This book explores the use of combining kernel sentences through transformation to create longer, more complex structures. A kernel is a basic sentence pattern. These structures are used over and over in language. The patterns of kernels don't change but the message expressed can be different. There are between four and ten basic kernel patterns, depending on whose book you are reading. These four, or even ten, basic patterns generate billions of sentences. (p.3) Strong uses the term transformation to identify the process or operation that combines the basic patterns into the longer sentences.

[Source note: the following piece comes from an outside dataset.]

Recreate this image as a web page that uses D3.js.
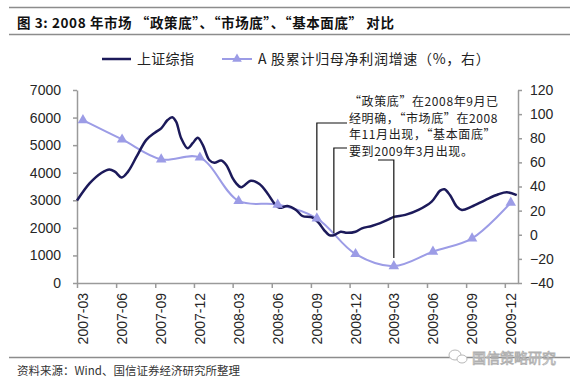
<!DOCTYPE html>
<html lang="zh">
<head>
<meta charset="utf-8">
<title>2008年市场“政策底”、“市场底”、“基本面底”对比</title>
<script src="https://d3js.org/d3.v7.min.js"></script>
<style>
  body { margin: 0; background: #fff; }
  svg { display: block; }
  .cjk { font-family: "Noto Sans CJK SC", sans-serif; }
  .axis text { font-family: "Liberation Sans", Arial, sans-serif; font-size: 14px; fill: #262626; }
  .axis path, .axis line { stroke: #9a9a9a; stroke-width: 1.5; }
</style>
</head>
<body>
<script>
// A股累计归母净利润增速（%，右轴），季度
const quarters = ["2007-03", "2007-06", "2007-09", "2007-12", "2008-03", "2008-06",
                  "2008-09", "2008-12", "2009-03", "2009-06", "2009-09", "2009-12"];
const profitGrowth = [95, 79, 62.5, 64, 28, 25, 13.6, -16, -26, -14, -3, 26.6];

// 上证综指（左轴）
const sseDates = ["2007-03-01", "2007-03-31", "2007-04-28", "2007-05-16", "2007-05-29", "2007-06-14",
  "2007-06-29", "2007-07-19", "2007-08-11", "2007-08-31", "2007-09-15", "2007-09-30", "2007-10-11",
  "2007-10-20", "2007-11-01", "2007-11-16", "2007-11-28", "2007-12-10", "2007-12-22", "2008-01-06",
  "2008-01-18", "2008-02-03", "2008-02-15", "2008-03-01", "2008-03-09", "2008-03-21", "2008-04-13",
  "2008-05-03", "2008-05-22", "2008-06-07", "2008-06-19", "2008-07-08", "2008-07-28", "2008-08-12",
  "2008-09-05", "2008-09-20", "2008-10-02", "2008-10-14", "2008-10-25", "2008-11-10", "2008-11-25",
  "2008-12-15", "2008-12-30", "2009-01-22", "2009-02-11", "2009-03-03", "2009-03-15", "2009-04-11",
  "2009-05-12", "2009-06-12", "2009-07-02", "2009-07-12", "2009-07-25", "2009-08-10", "2009-08-22",
  "2009-09-14", "2009-10-16", "2009-11-16", "2009-12-06", "2009-12-29"];
const sseValues = [2990, 3620, 4000, 4120, 4040, 3830,
  4040, 4580, 5190, 5450, 5610, 5910, 6010,
  5850, 5250, 4890, 5070, 5270, 5000, 4460,
  4360, 4440, 4280, 3800, 3620, 3470, 3710,
  3590, 3250, 2890, 2730, 2790, 2650, 2430,
  2370, 2170, 1920, 1740, 1730, 1860, 1820,
  1860, 1980, 2070, 2170, 2310, 2400, 2470,
  2650, 2950, 3350, 3400, 3190, 2770, 2650,
  2770, 3010, 3220, 3290, 3190];

const leftTicks = [0, 1000, 2000, 3000, 4000, 5000, 6000, 7000];
const rightTicks = [-40, -20, 0, 20, 40, 60, 80, 100, 120];

const titleText = "图 3: 2008 年市场 “政策底”、“市场底”、“基本面底” 对比";
const legendNames = ["上证综指", "A 股累计归母净利润增速（%，右）"];
const noteLines = ["“政策底”在2008年9月已", "经明确，“市场底”在2008", "年11月出现，“基本面底”", "要到2009年3月出现。"];
const sourceText = "资料来源：Wind、国信证券经济研究所整理";
const watermark = "国信策略研究";

const width = 576, height = 379;
const navy = "#1c1a5a", lilac = "#9c9ce6";

const parseDay = d3.timeParse("%Y-%m-%d");
const parseMonth = d3.timeParse("%Y-%m");
const midMonth = m => d3.timeDay.offset(parseMonth(m), 14);

const sse = sseDates.map((d, i) => ({ date: parseDay(d), value: sseValues[i] }));
const profit = quarters.map((q, i) => ({ date: midMonth(q), value: profitGrowth[i] }));

const svg = d3.select("body").append("svg")
  .attr("width", width)
  .attr("height", height);

const x = d3.scaleTime()
  .domain([parseDay("2007-03-01"), parseDay("2010-01-01")])
  .range([77, 518]);
const yL = d3.scaleLinear().domain([0, 7000]).range([283, 90]);
const yR = d3.scaleLinear().domain([-40, 120]).range([283, 90]);

// title and rules
svg.append("line").attr("x1", 9).attr("x2", 570).attr("y1", 7.5).attr("y2", 7.5)
  .attr("stroke", "#8c8c8c").attr("stroke-width", 1.5);
svg.append("line").attr("x1", 9).attr("x2", 570).attr("y1", 34.5).attr("y2", 34.5)
  .attr("stroke", "#8c8c8c").attr("stroke-width", 1.5);
svg.append("text").attr("class", "cjk")
  .attr("x", 17).attr("y", 27.5)
  .attr("font-size", 13.5).attr("font-weight", "bold").attr("fill", "#111")
  .attr("letter-spacing", 0.6)
  .text(titleText);

// legend
const lg = svg.append("g").attr("class", "cjk").attr("font-size", 14).attr("fill", "#222");
lg.append("line").attr("x1", 102).attr("x2", 131).attr("y1", 59).attr("y2", 59)
  .attr("stroke", navy).attr("stroke-width", 2.5);
lg.append("text").attr("x", 137).attr("y", 64).attr("letter-spacing", 0.3).text(legendNames[0]);
lg.append("line").attr("x1", 222).attr("x2", 252).attr("y1", 59).attr("y2", 59)
  .attr("stroke", lilac).attr("stroke-width", 2);
lg.append("path").attr("d", d3.symbol(d3.symbolTriangle, 40)())
  .attr("transform", "translate(237,59)").attr("fill", lilac);
lg.append("text").attr("x", 258).attr("y", 64).attr("letter-spacing", 0.7).text(legendNames[1]);

// axes
svg.append("g").attr("class", "axis")
  .attr("transform", "translate(77,0)")
  .call(d3.axisLeft(yL).tickValues(leftTicks).tickFormat(d3.format("d"))
    .tickSize(4).tickPadding(12).tickSizeOuter(0));
svg.append("g").attr("class", "axis")
  .attr("transform", "translate(518,0)")
  .call(d3.axisRight(yR).tickValues(rightTicks).tickFormat(d3.format("d"))
    .tickSize(4).tickPadding(8).tickSizeOuter(0));
svg.append("g").attr("class", "axis")
  .attr("transform", "translate(0,283)")
  .call(d3.axisBottom(x).tickValues(quarters.map(q => parseMonth(q)))
    .tickSize(5).tickSizeOuter(0).tickFormat(""));
svg.append("g").attr("class", "axis")
  .selectAll("text")
  .data(quarters)
  .join("text")
  .attr("transform", q => `translate(${x(midMonth(q)) + 5},293) rotate(-90)`)
  .attr("text-anchor", "end")
  .text(q => q);

// series
const line = d3.line().curve(d3.curveCatmullRom.alpha(0.5)).x(d => x(d.date));

svg.append("path")
  .datum(profit)
  .attr("fill", "none")
  .attr("stroke", lilac)
  .attr("stroke-width", 2)
  .attr("d", line.y(d => yR(d.value)));

svg.append("path")
  .datum(sse)
  .attr("fill", "none")
  .attr("stroke", navy)
  .attr("stroke-width", 2.5)
  .attr("d", line.y(d => yL(d.value)));

svg.selectAll(".tri")
  .data(profit)
  .join("path")
  .attr("class", "tri")
  .attr("d", d3.symbol(d3.symbolTriangle, 48)())
  .attr("transform", d => `translate(${x(d.date)},${yR(d.value)})`)
  .attr("fill", lilac);

// annotation callouts
const policy = profit[quarters.indexOf("2008-09")];
const marketLow = sse.reduce((a, b) => (b.value < a.value ? b : a));
const fundamental = profit[quarters.indexOf("2009-03")];
const callout = svg.append("g").attr("fill", "none").attr("stroke", "#111").attr("stroke-width", 1.2);
callout.append("polyline").attr("points",
  `347,123 ${x(policy.date)},123 ${x(policy.date)},${yR(policy.value) - 8}`);
callout.append("polyline").attr("points",
  `347,148 ${x(marketLow.date)},148 ${x(marketLow.date)},${yL(marketLow.value) - 2}`);
callout.append("polyline").attr("points",
  `378,160 ${x(fundamental.date)},160 ${x(fundamental.date)},${yR(fundamental.value) - 8}`);

svg.append("g").attr("class", "cjk").attr("font-size", 12).attr("fill", "#222")
  .attr("letter-spacing", 0.6)
  .selectAll("text")
  .data(noteLines)
  .join("text")
  .attr("x", 349)
  .attr("y", (d, i) => 106 + i * 16.5)
  .text(d => d);

// footer
svg.append("line").attr("x1", 9).attr("x2", 570).attr("y1", 357.5).attr("y2", 357.5)
  .attr("stroke", "#8c8c8c").attr("stroke-width", 1.5);
svg.append("text").attr("class", "cjk")
  .attr("x", 17).attr("y", 375)
  .attr("font-size", 11.5).attr("fill", "#333")
  .text(sourceText);

const wm = svg.append("g").attr("fill", "#fff").attr("stroke", "#b8b8b8").attr("stroke-width", 1);
wm.append("ellipse").attr("cx", 455).attr("cy", 355).attr("rx", 6).attr("ry", 5);
wm.append("ellipse").attr("cx", 462).attr("cy", 359).attr("rx", 5).attr("ry", 4);
svg.append("text").attr("class", "cjk")
  .attr("x", 472).attr("y", 362.5)
  .attr("font-size", 14).attr("fill", "#fff")
  .attr("stroke", "#b0b0b0").attr("stroke-width", 0.8)
  .text(watermark);
</script>
</body>
</html>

This process of taking the simple sentences and combining them to form a more mature sentence is helpful in expanding the writing of students. The combining can cause a student to explore the possibilities and analyze what they want to say. There are many possibilities when a student transforms kernels. They do need to address the basic question of whether it makes sense, and maybe some matters of spelling and punctuation; but there are no single right answers. The writer is left with many ways to express ideas.
Hearing Bill Strong really set what I had read. He gave some fine examples of what he was writing. It was interesting to get the idea of how many variations there are possible in transformation. I now have many ideas for how to use this in the classroom. I think that I would like to get his book and the teacher's resource guide. Then I will probably introduce the idea early in the year with the idea that the class can work on it in their writing and begin to recognize the use in what they read. The book has many examples of kernels and ideas that will be good to incorporate into my curriculum.
Anyone who has heard Bill Strong might be interested in this book. It is a fairly small, simple resource any language teacher might want to add to their library.